Your attention span shortens. You struggle to remember the last time you had a gaming all-nighter and you look on Skyrim not as a challenge, but rather as a task. A drudge, even. You wonder just how long games can get away with that sort of thing. You also start to be much less tolerant of the first hour of a game: if it doesn't absorb you then you dump it."

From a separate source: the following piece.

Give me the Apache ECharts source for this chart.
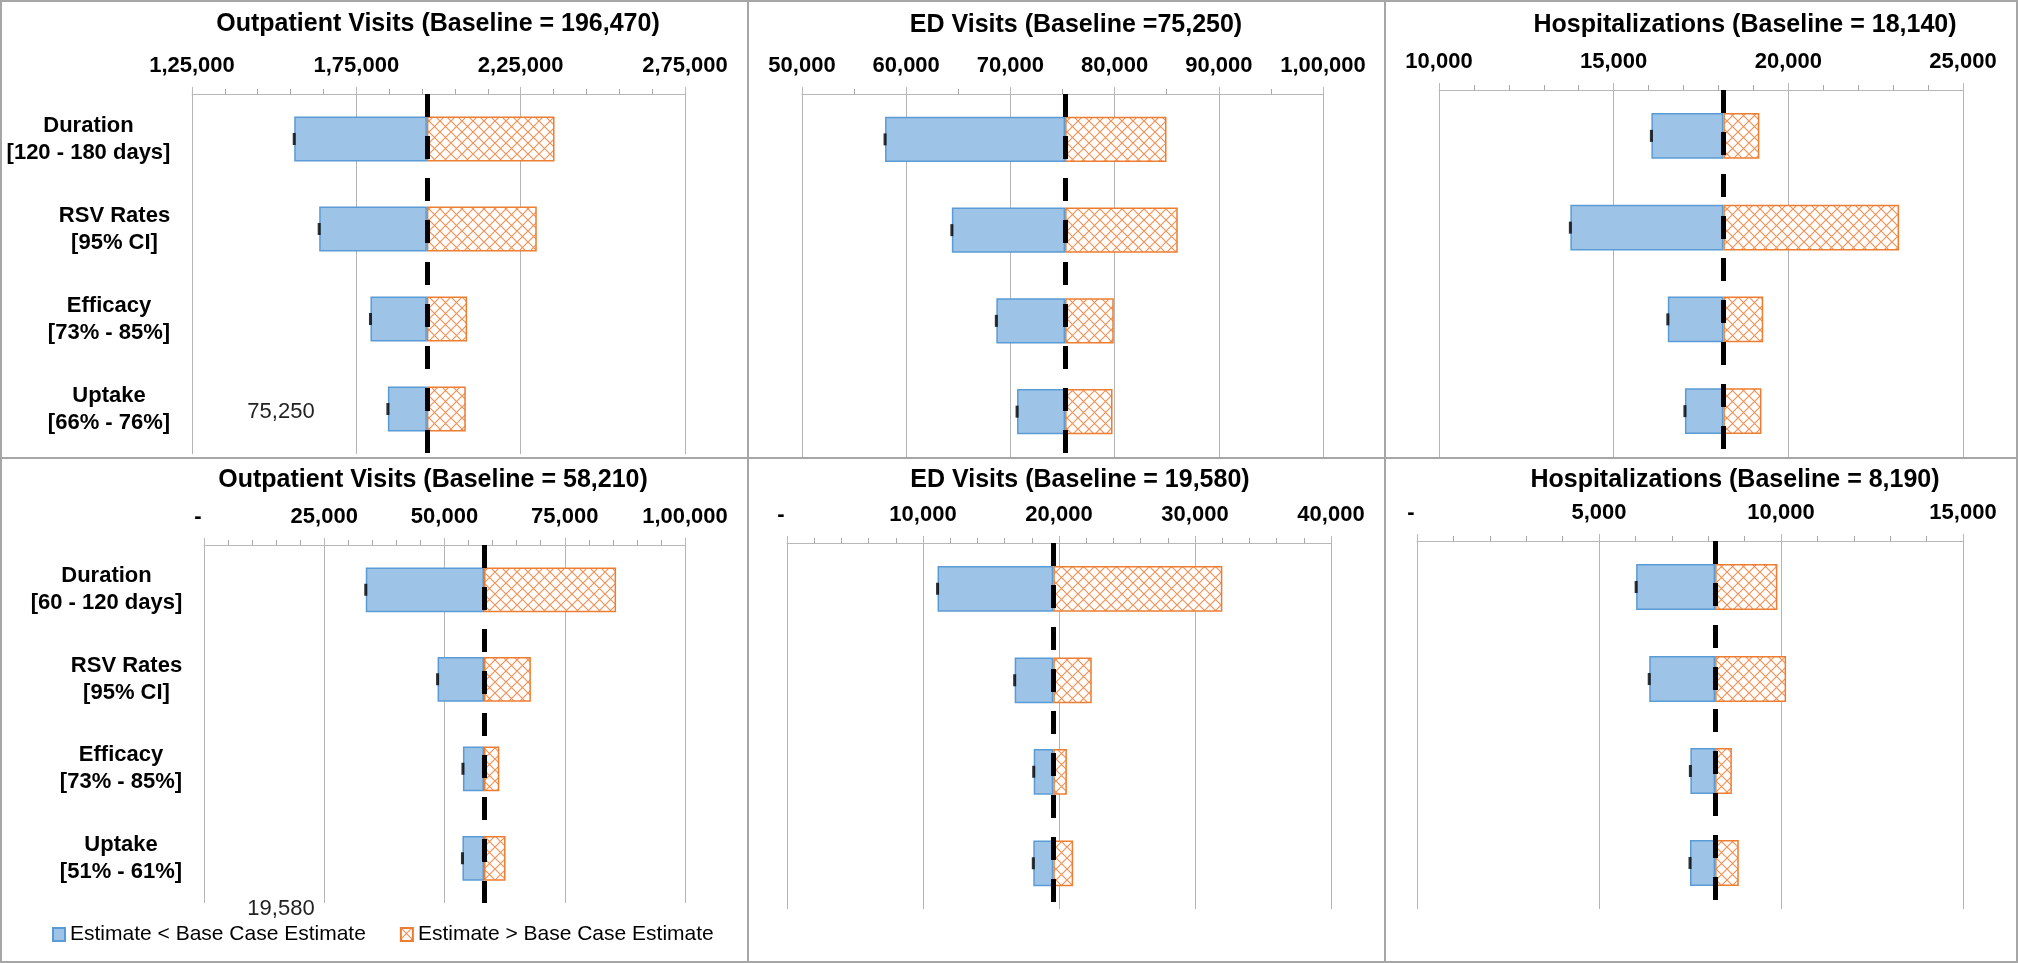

I think the fact that many of the current MMO bloggers fit squarely into this description explains a lot about the tone many have towards the games today. For example the whole '3-monther' label being used by many as proof of the genre's failings rather than a hint that something has changed in the player. I also agree with Tadhg that perhaps we 'old timers' may be able to get games more in line with our desires by focusing on indies rather than the mainstream gaming industry, since the mainstream studios don't really seem to be serving our demographic.
Related Reading:
The Dark Side of Happy Memories
1 comment:
I definitely think the fact that I was about 40 when I played my first MMO is one reason why I still enjoy them as much, if not more, than I did well over a decade ago. Prior to that I'd already played video games for twenty years, but not heavily enough to get jaded.
When you get to my age you are well aware that all forms of entertainment go in cycles. I've seen some come round four or five times now. The thing that has changed since I was a teenager is that back then each cycle would push the previous one out and we'd mostly have one dominant form and a lot of also-rans, whereas since the 90s things tend to stack and nothing ever really seems to go away.